Identify the lines bearing the string "matplotlib" and gather them.
── ITEMS
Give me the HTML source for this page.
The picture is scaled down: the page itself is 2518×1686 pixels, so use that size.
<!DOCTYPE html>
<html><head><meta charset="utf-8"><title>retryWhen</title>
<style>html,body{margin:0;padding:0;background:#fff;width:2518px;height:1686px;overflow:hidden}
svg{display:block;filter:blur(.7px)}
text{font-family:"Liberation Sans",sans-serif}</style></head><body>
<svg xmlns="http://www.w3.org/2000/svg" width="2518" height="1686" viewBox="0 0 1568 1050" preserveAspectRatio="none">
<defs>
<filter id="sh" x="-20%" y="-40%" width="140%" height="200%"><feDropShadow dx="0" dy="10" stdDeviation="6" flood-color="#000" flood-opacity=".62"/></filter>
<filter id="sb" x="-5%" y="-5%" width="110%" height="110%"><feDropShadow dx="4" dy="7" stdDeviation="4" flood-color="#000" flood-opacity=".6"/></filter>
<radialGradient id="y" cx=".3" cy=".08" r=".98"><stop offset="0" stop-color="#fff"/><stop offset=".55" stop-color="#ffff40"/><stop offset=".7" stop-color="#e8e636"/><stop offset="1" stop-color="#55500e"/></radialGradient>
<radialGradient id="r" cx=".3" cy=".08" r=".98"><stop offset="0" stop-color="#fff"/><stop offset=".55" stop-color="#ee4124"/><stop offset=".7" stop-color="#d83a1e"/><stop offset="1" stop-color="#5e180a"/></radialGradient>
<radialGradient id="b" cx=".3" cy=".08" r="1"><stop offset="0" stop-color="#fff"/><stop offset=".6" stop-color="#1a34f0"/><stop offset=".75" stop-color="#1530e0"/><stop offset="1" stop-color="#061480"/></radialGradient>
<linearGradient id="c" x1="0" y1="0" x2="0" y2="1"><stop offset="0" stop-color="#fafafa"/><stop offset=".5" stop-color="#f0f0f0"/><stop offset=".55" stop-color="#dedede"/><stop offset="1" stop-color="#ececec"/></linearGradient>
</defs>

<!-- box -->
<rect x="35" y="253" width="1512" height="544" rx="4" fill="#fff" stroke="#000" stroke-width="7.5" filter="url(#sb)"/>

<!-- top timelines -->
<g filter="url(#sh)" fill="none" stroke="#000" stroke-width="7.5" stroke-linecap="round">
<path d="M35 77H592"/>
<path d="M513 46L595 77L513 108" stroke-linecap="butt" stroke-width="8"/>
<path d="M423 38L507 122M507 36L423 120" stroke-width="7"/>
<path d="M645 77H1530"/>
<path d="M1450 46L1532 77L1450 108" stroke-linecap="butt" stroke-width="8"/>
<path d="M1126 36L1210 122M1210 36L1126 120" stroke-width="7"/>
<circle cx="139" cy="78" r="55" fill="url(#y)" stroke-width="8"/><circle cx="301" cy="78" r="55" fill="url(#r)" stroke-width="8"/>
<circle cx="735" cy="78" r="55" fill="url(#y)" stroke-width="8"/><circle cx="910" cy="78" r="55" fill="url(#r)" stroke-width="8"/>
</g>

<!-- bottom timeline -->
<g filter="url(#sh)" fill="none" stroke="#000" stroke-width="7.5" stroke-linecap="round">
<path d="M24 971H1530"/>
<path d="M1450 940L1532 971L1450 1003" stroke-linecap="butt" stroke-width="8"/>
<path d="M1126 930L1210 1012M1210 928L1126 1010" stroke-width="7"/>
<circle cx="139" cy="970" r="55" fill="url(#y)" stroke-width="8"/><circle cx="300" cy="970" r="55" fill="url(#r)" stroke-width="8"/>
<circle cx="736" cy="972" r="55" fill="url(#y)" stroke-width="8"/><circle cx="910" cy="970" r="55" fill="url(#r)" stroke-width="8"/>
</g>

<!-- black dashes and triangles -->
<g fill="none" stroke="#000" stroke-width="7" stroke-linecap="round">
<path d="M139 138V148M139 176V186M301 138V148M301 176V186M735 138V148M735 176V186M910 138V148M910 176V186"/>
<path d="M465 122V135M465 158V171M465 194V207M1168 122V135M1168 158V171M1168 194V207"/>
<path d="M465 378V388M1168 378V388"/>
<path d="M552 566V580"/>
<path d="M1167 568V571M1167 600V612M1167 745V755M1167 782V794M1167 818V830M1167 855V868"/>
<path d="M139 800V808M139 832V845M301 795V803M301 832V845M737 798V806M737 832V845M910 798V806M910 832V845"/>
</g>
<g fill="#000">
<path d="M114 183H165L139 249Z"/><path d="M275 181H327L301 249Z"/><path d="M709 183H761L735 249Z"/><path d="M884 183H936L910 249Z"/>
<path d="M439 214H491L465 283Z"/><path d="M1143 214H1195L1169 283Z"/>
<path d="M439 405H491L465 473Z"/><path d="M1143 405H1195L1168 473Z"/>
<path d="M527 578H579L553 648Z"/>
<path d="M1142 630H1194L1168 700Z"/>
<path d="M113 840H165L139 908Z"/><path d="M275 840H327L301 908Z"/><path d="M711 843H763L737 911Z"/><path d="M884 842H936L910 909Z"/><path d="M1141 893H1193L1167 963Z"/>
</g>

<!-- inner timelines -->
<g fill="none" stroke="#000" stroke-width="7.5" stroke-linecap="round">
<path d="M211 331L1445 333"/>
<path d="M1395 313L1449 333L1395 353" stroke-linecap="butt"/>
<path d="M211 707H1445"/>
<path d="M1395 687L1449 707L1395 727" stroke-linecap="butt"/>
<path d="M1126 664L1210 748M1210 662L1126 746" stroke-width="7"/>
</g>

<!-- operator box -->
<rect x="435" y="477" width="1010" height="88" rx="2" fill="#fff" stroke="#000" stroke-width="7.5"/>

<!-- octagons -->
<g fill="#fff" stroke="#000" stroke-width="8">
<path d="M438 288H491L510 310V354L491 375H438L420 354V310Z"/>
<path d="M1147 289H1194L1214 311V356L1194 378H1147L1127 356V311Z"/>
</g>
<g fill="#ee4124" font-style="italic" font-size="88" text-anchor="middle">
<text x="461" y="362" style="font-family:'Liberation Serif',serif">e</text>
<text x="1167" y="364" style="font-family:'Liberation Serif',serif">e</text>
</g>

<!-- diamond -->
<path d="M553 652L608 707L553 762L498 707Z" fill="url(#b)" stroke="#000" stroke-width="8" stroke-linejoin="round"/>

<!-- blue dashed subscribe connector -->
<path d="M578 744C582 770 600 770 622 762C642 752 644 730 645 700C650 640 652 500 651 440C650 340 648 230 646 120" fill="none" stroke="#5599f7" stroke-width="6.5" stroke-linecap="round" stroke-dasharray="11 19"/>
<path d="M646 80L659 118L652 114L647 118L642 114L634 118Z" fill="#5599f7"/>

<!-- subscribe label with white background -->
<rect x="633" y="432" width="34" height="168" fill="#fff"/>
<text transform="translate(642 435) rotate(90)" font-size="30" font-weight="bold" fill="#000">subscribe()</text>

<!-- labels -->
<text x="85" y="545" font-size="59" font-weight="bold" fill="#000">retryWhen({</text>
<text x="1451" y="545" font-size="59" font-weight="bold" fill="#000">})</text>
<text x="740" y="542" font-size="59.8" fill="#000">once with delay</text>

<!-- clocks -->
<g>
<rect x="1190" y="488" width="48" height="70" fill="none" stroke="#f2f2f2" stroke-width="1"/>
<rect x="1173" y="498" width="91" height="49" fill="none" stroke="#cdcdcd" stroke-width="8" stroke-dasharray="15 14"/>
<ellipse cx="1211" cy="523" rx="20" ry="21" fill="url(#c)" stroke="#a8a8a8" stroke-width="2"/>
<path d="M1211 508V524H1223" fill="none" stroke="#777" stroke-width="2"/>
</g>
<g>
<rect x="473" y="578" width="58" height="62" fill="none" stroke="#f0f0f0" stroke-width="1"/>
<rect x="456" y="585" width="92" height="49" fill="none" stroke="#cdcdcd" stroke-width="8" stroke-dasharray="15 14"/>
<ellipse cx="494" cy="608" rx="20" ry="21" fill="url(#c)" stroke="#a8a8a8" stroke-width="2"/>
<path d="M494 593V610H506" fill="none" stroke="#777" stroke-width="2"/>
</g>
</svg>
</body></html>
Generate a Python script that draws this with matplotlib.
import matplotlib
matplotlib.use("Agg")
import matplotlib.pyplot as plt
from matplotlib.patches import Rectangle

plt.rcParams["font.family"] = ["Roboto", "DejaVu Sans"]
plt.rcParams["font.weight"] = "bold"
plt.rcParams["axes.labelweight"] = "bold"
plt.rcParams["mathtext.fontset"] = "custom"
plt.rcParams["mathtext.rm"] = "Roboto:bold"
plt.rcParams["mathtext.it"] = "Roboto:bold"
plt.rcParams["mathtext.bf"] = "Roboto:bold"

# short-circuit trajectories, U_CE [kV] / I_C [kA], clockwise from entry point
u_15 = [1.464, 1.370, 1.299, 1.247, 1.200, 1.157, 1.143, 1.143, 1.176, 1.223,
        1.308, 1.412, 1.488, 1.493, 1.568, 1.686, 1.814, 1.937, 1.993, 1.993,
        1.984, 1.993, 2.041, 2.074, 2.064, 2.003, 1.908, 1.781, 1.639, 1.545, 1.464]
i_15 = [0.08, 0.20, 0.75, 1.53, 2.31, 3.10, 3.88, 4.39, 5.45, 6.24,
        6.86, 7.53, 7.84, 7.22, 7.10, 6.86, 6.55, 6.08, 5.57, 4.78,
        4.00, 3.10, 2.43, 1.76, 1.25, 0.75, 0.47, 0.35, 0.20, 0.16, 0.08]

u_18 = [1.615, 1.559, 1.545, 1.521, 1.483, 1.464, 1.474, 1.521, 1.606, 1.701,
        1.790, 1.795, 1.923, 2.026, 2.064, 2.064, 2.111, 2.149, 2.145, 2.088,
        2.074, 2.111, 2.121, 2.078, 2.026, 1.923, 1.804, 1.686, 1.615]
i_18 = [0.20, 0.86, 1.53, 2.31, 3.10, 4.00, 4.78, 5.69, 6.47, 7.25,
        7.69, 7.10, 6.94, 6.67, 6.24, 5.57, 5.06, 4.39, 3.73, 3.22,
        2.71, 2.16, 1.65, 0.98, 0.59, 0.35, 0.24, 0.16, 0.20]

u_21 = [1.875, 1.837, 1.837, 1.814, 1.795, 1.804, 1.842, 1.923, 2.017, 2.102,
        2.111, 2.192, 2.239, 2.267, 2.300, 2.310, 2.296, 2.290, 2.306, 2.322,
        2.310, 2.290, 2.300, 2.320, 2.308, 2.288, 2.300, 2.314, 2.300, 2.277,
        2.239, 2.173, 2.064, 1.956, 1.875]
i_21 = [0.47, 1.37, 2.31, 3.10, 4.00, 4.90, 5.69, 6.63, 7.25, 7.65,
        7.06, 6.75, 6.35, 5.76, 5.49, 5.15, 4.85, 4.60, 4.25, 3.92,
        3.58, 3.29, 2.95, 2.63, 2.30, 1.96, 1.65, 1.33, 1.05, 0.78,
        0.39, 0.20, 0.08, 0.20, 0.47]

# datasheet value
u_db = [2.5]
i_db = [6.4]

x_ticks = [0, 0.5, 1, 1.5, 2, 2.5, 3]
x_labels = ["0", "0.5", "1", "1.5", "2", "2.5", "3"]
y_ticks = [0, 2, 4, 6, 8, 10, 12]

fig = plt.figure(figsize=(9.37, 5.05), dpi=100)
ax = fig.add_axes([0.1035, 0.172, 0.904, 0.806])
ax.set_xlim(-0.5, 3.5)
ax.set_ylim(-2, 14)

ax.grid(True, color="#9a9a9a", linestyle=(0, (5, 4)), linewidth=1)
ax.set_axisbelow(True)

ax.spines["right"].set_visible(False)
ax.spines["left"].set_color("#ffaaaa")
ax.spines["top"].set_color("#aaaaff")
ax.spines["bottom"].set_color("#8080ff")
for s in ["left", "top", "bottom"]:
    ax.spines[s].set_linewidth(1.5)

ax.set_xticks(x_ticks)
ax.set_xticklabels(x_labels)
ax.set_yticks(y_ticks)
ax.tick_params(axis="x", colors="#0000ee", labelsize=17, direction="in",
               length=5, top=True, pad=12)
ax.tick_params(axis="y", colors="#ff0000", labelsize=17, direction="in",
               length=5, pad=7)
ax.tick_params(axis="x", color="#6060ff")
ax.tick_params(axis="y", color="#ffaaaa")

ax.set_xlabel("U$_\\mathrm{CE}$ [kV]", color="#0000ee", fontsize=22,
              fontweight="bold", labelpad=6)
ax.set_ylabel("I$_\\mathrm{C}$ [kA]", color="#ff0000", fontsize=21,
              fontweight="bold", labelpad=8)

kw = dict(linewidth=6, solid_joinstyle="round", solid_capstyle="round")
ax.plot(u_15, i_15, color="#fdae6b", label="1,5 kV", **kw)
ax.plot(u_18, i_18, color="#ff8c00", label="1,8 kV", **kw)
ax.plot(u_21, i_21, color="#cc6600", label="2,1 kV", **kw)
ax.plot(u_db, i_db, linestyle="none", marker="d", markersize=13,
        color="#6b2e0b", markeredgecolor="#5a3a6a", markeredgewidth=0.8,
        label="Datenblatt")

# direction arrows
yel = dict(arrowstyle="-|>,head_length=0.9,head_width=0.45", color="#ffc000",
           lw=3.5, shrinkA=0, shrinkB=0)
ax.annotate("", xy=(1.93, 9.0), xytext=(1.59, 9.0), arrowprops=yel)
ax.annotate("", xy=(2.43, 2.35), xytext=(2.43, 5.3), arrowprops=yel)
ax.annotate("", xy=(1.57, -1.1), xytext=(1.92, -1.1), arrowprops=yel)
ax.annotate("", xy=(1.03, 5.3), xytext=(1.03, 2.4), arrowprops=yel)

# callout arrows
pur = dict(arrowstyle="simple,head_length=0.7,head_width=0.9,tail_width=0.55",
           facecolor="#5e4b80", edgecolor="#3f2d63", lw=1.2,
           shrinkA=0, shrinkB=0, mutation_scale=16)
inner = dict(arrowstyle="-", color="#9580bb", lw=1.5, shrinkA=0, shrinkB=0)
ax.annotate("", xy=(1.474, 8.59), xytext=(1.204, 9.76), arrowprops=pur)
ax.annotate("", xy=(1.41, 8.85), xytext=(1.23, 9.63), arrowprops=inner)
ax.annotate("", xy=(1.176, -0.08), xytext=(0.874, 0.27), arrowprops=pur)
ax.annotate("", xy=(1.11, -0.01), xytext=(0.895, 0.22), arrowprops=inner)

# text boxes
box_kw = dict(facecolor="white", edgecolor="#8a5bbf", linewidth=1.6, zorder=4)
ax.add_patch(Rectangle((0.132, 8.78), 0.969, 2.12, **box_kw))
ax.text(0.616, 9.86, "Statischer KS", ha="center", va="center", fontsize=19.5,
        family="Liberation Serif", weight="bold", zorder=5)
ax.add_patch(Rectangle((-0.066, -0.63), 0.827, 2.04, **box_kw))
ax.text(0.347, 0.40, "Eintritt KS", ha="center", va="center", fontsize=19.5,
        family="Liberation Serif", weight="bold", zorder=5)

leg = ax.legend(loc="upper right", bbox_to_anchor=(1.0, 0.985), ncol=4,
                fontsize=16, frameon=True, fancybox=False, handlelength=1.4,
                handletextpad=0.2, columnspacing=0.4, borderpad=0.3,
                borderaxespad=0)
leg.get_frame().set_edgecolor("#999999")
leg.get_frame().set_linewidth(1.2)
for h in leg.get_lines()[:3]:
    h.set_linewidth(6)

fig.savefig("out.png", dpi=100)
────
SOLUTION TO THE PROBLEM:
Generate a Python script that draws this with matplotlib.
import matplotlib
matplotlib.use("Agg")
import matplotlib.pyplot as plt
from matplotlib.patches import Rectangle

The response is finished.